A major handicap to integrated modeling lies in the fact that the tools required to make inference with these models have not been established – especially with regards to general software to be used by ecologists. This in turn has stagnated the growth of applying these models to real data.
In light of this impediment to the field of integrated modelling, we decided to make PointedSDMs, an R package to help simplify the modelling process of integrated species distribution models (ISDMs) for ecologists. It does so by using the INLA framework (Rue, Martino, and Chopin 2009) to approximate the models and by constructing wrapper functions around those provided in the R package, inlabru (Bachl et al. 2019).
This R markdown file illustrates an example of modelling an ISDM with PointedSDMs, using three disparate datasets containing information regarding Setophaga, collected around Pennsylvania state (United States of America). The first part of this file contains a brief introduction to the statistical model used in ISDMs, as well as an introduction to the included functions in the package. The second part of this file uses PointedSDMs to run the ISDM for the provided data. We note that, for this particular vignette, no inference was made due to computational intensity of the model. However the R script and data are provided below so that the you may carry out inference.
The goal of our statistical model is to infer the “true” distribution of our species’ using the observations we have at hand, as well as environmental covariates describing the studied area, \(\boldsymbol{X}\), and other parameters describing the species, \(\boldsymbol{\theta}\). To do so, we construct a hierarchical state-space model composing of two parts: the underlying process model as well as observation models.

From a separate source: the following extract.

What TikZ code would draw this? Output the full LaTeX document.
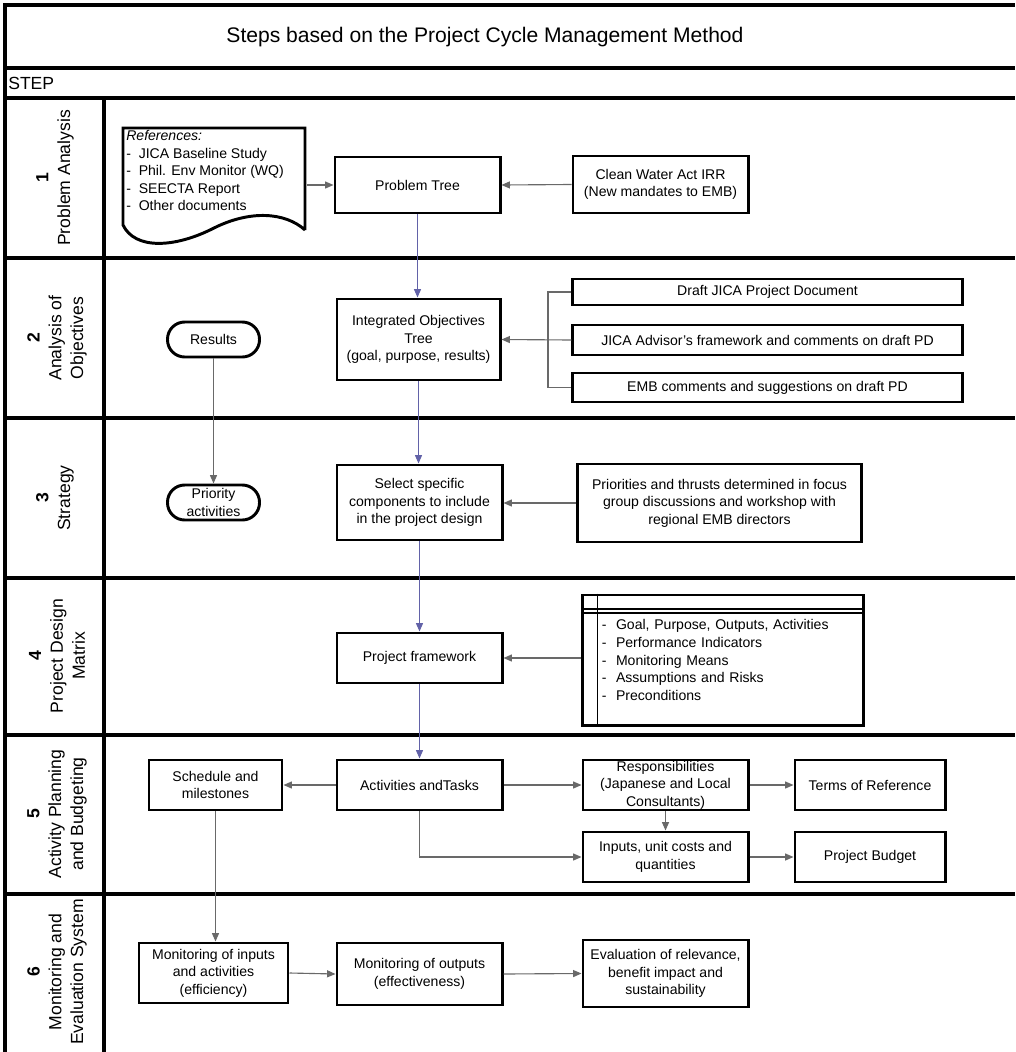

The process model is a stochastic process which describes how the points are distributed in space. The most commonly assumed process model is the Log-Gaussian Cox process (LGCP), which is characterized by the intensity function \(\lambda(s)\): such that a higher a higher intensity at a location implies the species is more abundant there, as well as a Gaussian random field used to account for all the environmental covariates not included in the model.
The observation models give a statistical description of the data collection process, and are chosen for each dataset based on their underlying sampling protocols (see (Isaac et al. 2020) for a detailed review of the types of observation models typically used in integrated models). As a result, we can write the likelihood of the observation model for a given dataset, \(Y_i\) as \(\mathcal{L} \left( Y_i \mid \lambda(s), \theta_i \right)\).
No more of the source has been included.